Between 1889-1900 several internal changes were made to Snape Bridge House. These included the fitting out of the dining room with new joinery, a fire surround, and an elaborately moulded plaster ceiling. The garden room was converted to a billiard room, with a substantial heating system installed to keep the billiard table dry and warm. A glasshouse on the north side of the rear garden was constructed too. In 1909 architects Smith & Brewer rebuilt the south-east corner of the house to provide two storeys of further accommodation.

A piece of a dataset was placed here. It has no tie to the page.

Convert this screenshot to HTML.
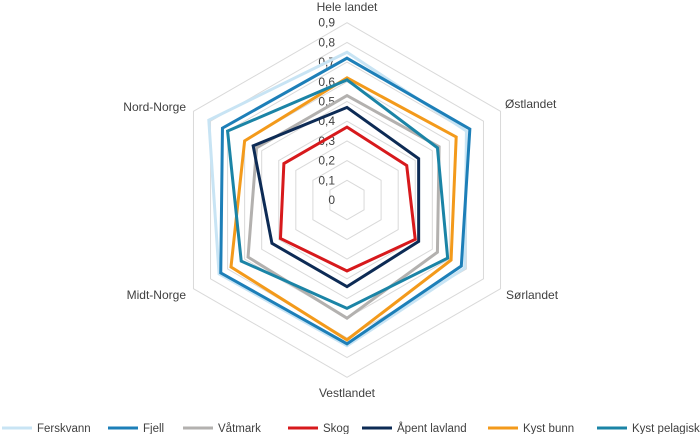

In 2008 a conservatory was added to the south-east corner of the house, sealing off a former staircase into the basement in the process. In 2015 the building was acquired by Britten Pears Arts.

The Garrett Family:
Newson Garrett (1812-1893) was the third son of the agricultural engineer and manufacturer Richard Garrett of Leiston. He married Louisa Dunnell, daughter of a wealthy London pawnbroker and publican. The couple determined that their daughters should have an effective education as well as their sons. Elizabeth Garrett Anderson (1836-1917) became Britain’s first legally qualified woman doctor; Millicent Fawcett (1847-1929) was the first president of the National Union of Women’s Suffrage Societies, Britain’s first woman mayor and first woman magistrate; and Agnes Garrett (1845-1935) became London’s first woman interior designer after training under the architect J.M. Brydon. Their brother Sam became president of the Law Society and was the first to employ female pupils.

Reasons for Listing


Snape Bridge House, a mid-C19 cottage orné begun in 1854 for Newson Garrett, is listed at Grade II for the following principal reasons:

Architectural interest:

* For its cottage orné architecture featuring a wide variety of different materials drawn from picturesque domestic sources;
* As a forerunner of 'bungalow' architecture having been constructed with all the principal accommodation on a single storey;
* In recognition of the high degree of survival for the building's many internal features of interest.

Historic interest:

* For the building's historic function as the director's house overseeing the intensive period of work over winter months at the maltings;
* For its association with the Garrett family, as a winter home for Newson and Louisa Garrett and their children, including Millicent Fawcett and Elizabeth Garrett Anderson.

Group value:

* For the building's strong visual, functional and historic group value with the Grade II listed maltings.